## [TASK INSTRUCTIONS]
Quote the whole listing exactly. Leave the pictures out of your copy.

## [INFORMATION PROVIDED]
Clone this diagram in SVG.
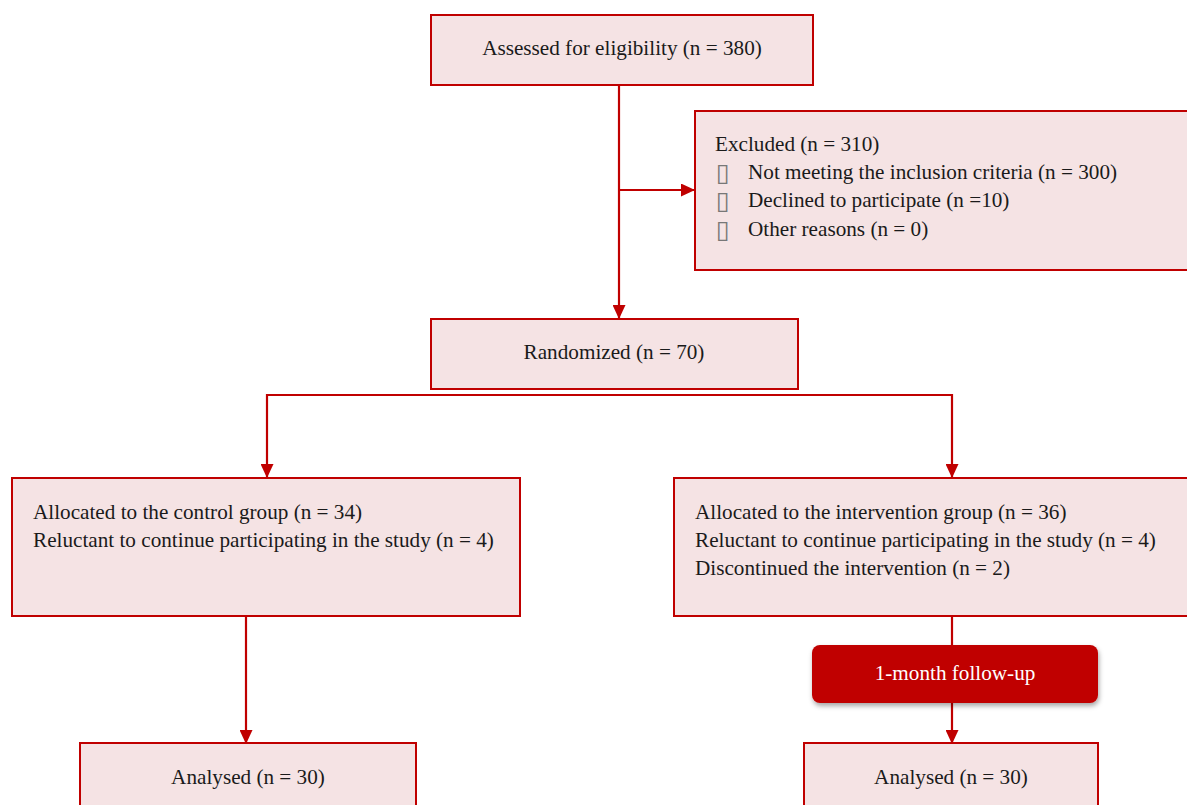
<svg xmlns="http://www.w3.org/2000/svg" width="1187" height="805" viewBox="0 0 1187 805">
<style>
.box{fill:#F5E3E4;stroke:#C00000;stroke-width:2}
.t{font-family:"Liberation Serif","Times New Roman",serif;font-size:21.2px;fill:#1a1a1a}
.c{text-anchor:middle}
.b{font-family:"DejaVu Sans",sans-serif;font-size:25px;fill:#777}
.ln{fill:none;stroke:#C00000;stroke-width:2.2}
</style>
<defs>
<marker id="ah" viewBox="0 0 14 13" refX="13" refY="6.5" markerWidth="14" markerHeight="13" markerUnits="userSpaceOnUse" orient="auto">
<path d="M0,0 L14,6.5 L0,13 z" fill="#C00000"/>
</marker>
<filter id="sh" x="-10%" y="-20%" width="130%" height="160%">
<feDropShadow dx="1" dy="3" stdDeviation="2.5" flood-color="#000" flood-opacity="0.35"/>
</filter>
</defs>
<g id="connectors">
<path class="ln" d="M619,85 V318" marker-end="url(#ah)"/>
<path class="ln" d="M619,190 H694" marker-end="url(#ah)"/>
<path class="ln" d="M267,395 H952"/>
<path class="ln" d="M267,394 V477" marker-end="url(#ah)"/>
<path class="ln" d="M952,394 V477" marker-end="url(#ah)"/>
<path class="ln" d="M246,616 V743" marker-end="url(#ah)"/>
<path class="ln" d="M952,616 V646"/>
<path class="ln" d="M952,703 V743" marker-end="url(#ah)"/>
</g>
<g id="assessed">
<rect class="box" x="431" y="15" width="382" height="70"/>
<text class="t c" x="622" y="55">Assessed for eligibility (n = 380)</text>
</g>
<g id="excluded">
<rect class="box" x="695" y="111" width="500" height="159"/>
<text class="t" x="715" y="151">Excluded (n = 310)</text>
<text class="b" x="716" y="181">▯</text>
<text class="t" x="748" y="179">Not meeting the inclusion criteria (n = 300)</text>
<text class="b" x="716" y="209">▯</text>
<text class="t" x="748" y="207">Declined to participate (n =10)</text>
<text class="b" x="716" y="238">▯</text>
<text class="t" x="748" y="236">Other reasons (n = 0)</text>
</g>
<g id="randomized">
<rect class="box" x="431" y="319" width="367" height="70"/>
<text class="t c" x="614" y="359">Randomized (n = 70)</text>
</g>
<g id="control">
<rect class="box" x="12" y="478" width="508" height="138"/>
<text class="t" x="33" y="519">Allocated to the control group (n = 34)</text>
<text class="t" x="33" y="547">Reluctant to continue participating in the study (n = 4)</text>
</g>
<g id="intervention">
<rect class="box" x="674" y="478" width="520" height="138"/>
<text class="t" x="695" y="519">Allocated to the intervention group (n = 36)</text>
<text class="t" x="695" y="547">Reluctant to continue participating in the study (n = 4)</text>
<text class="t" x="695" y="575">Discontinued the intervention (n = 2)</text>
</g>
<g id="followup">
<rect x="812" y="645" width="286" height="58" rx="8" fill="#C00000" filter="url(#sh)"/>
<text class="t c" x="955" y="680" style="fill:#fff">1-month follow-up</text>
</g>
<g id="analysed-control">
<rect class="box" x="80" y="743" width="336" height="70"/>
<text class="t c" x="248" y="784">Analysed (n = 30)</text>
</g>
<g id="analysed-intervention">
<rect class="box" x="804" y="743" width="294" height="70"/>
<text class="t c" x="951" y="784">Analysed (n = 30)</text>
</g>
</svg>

## [RESPONSE TO THIS EXERCISE]
Clone this diagram in SVG.
<svg xmlns="http://www.w3.org/2000/svg" width="1187" height="805" viewBox="0 0 1187 805">
<style>
.box{fill:#F5E3E4;stroke:#C00000;stroke-width:2}
.t{font-family:"Liberation Serif","Times New Roman",serif;font-size:21.2px;fill:#1a1a1a}
.c{text-anchor:middle}
.b{font-family:"DejaVu Sans",sans-serif;font-size:25px;fill:#777}
.ln{fill:none;stroke:#C00000;stroke-width:2.2}
</style>
<defs>
<marker id="ah" viewBox="0 0 14 13" refX="13" refY="6.5" markerWidth="14" markerHeight="13" markerUnits="userSpaceOnUse" orient="auto">
<path d="M0,0 L14,6.5 L0,13 z" fill="#C00000"/>
</marker>
<filter id="sh" x="-10%" y="-20%" width="130%" height="160%">
<feDropShadow dx="1" dy="3" stdDeviation="2.5" flood-color="#000" flood-opacity="0.35"/>
</filter>
</defs>
<g id="connectors">
<path class="ln" d="M619,85 V318" marker-end="url(#ah)"/>
<path class="ln" d="M619,190 H694" marker-end="url(#ah)"/>
<path class="ln" d="M267,395 H952"/>
<path class="ln" d="M267,394 V477" marker-end="url(#ah)"/>
<path class="ln" d="M952,394 V477" marker-end="url(#ah)"/>
<path class="ln" d="M246,616 V743" marker-end="url(#ah)"/>
<path class="ln" d="M952,616 V646"/>
<path class="ln" d="M952,703 V743" marker-end="url(#ah)"/>
</g>
<g id="assessed">
<rect class="box" x="431" y="15" width="382" height="70"/>
<text class="t c" x="622" y="55">Assessed for eligibility (n = 380)</text>
</g>
<g id="excluded">
<rect class="box" x="695" y="111" width="500" height="159"/>
<text class="t" x="715" y="151">Excluded (n = 310)</text>
<text class="b" x="716" y="181">▯</text>
<text class="t" x="748" y="179">Not meeting the inclusion criteria (n = 300)</text>
<text class="b" x="716" y="209">▯</text>
<text class="t" x="748" y="207">Declined to participate (n =10)</text>
<text class="b" x="716" y="238">▯</text>
<text class="t" x="748" y="236">Other reasons (n = 0)</text>
</g>
<g id="randomized">
<rect class="box" x="431" y="319" width="367" height="70"/>
<text class="t c" x="614" y="359">Randomized (n = 70)</text>
</g>
<g id="control">
<rect class="box" x="12" y="478" width="508" height="138"/>
<text class="t" x="33" y="519">Allocated to the control group (n = 34)</text>
<text class="t" x="33" y="547">Reluctant to continue participating in the study (n = 4)</text>
</g>
<g id="intervention">
<rect class="box" x="674" y="478" width="520" height="138"/>
<text class="t" x="695" y="519">Allocated to the intervention group (n = 36)</text>
<text class="t" x="695" y="547">Reluctant to continue participating in the study (n = 4)</text>
<text class="t" x="695" y="575">Discontinued the intervention (n = 2)</text>
</g>
<g id="followup">
<rect x="812" y="645" width="286" height="58" rx="8" fill="#C00000" filter="url(#sh)"/>
<text class="t c" x="955" y="680" style="fill:#fff">1-month follow-up</text>
</g>
<g id="analysed-control">
<rect class="box" x="80" y="743" width="336" height="70"/>
<text class="t c" x="248" y="784">Analysed (n = 30)</text>
</g>
<g id="analysed-intervention">
<rect class="box" x="804" y="743" width="294" height="70"/>
<text class="t c" x="951" y="784">Analysed (n = 30)</text>
</g>
</svg>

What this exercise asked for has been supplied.